Dr Davies said the basic protocols of the internet got in the way when huge amounts of data had to be sent.
At very high speeds the net's Transmission Control Protocol (TCP), that helps ensure data reaches its intended destination, slows things down because it checks to see if packets have arrived.
"TCP was designed along with similar protocols in the 1970s when they were coping with line speeds in the kilobits," he said.
Dr Davies said Dante was looking at changing the basic protocol it used to transport data and at alternative ways of organising its network to provide capacity on demand.
By moving away from pure net protocols and hardware it should become possible to give research institutions bandwidth as it is needed.

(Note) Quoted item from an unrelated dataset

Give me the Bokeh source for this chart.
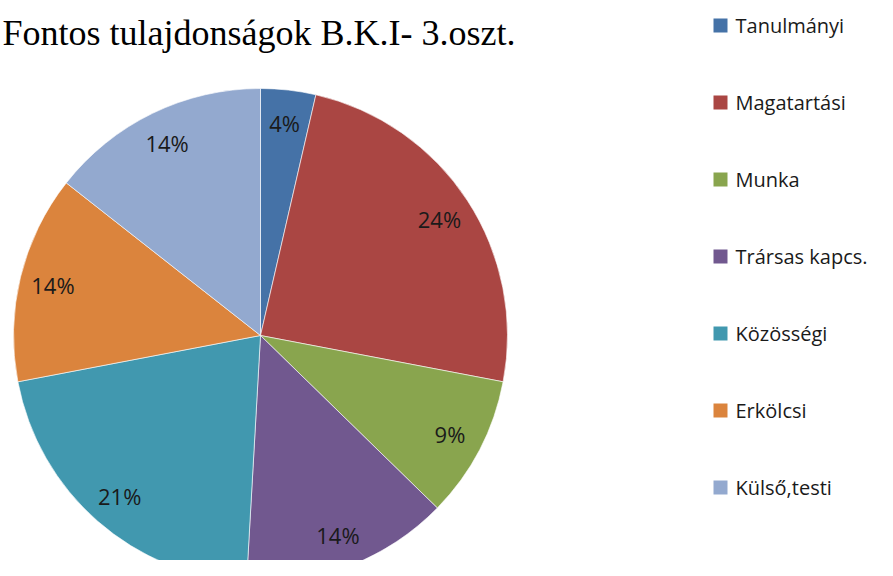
import numpy as np
from bokeh.plotting import figure
from bokeh.models import Range1d, ColumnDataSource
from bokeh.core.properties import value
from bokeh.embed import file_html
from bokeh.resources import INLINE

title_text = "Fontos tulajdonságok B.K.I- 3.oszt."
categories = ["Tanulmányi", "Magatartási", "Munka", "Trársas kapcs.",
              "Közösségi", "Erkölcsi", "Külső,testi"]
shares = [3.6, 24.4, 9.3, 13.6, 21.1, 13.6, 14.4]
colors = ["#4572A7", "#AA4643", "#89A54E", "#71588F", "#4198AF", "#DB843D", "#93A9CF"]

W, H = 877, 560
# data coordinates: x = picture x, y = 576 - picture y
p = figure(width=W, height=H, output_backend="svg", toolbar_location=None,
           x_range=Range1d(0, W), y_range=Range1d(576 - H, 576),
           min_border=0)
p.axis.visible = False
p.grid.visible = False
p.outline_line_color = None
p.background_fill_color = "white"
p.border_fill_color = "white"

cx, cy, R = 260, 576 - 335, 247
vals = np.array(shares, dtype=float)
frac = vals / vals.sum()
ends = np.cumsum(frac)
starts = ends - frac
start_ang = np.pi / 2 - 2 * np.pi * starts
end_ang = np.pi / 2 - 2 * np.pi * ends
mid = (start_ang + end_ang) / 2
labels = [f"{round(v)}%" for v in vals / vals.sum() * 100]

src = ColumnDataSource(dict(start=start_ang, end=end_ang, color=colors, cat=categories))
p.wedge(x=cx, y=cy, radius=R, start_angle="start", end_angle="end",
        direction="clock", fill_color="color", line_color="white", line_width=0.6,
        source=src)

lr = 0.865 * R
p.text(x=cx + lr * np.cos(mid), y=cy + lr * np.sin(mid), text=labels,
       text_align="center", text_baseline="middle", text_font=value("Open Sans"),
       text_font_size="22px", text_color="#1a1a1a")

# title
p.text(x=[2], y=[576 - 32], text=[title_text], text_align="left",
       text_baseline="alphabetic", text_font=value("Liberation Serif"),
       text_font_size="36px", text_color="black")

# legend
n = len(categories)
ly = 576 - (25 + 77 * np.arange(n))
p.rect(x=[720] * n, y=ly, width=14, height=14, fill_color=colors, line_color=None)
p.text(x=[735] * n, y=ly, text=categories, text_align="left", text_baseline="middle",
       text_font=value("Open Sans"), text_font_size="20px", text_color="#1a1a1a")

open("out.html", "w").write(file_html(p, INLINE))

Mike Garrett, director of the Europe's Joint Institute for VLBI, said it was working with Dante on ways to get data from its 16 telescopes to its supercomputer for analysis in real-time.
He also said it was carrying out a pilot Grid project to see if it was possible to spread the analysis load by sending out the data to a cluster of computers.
And it is not just astronomers who have much data to deal with
Cardiff University is currently installing a gigabit network as part of the Welsh e-science centre being created at the institution.
Tom Wiersma, manager of the network at Cardiff University, said the fast network will help some of its scientists do more with the huge amount of data they gather.
As an example, Cardiff researcher Adam Schultz is using huge numbers of seabed sensors to monitor geological activity and refine theories about the workings of the Earth's interior.
Mr Wiersma said that the high-speed network would make it much easier for scientists like Dr Schultz to move information around and added that broader work on packaging data for analysis would be useful too.
"Scientists need to be able to connect to the Grid, take their data and find the computing resource they need to crunch it without having to worry about preparing the data, splitting it up and so on," he said.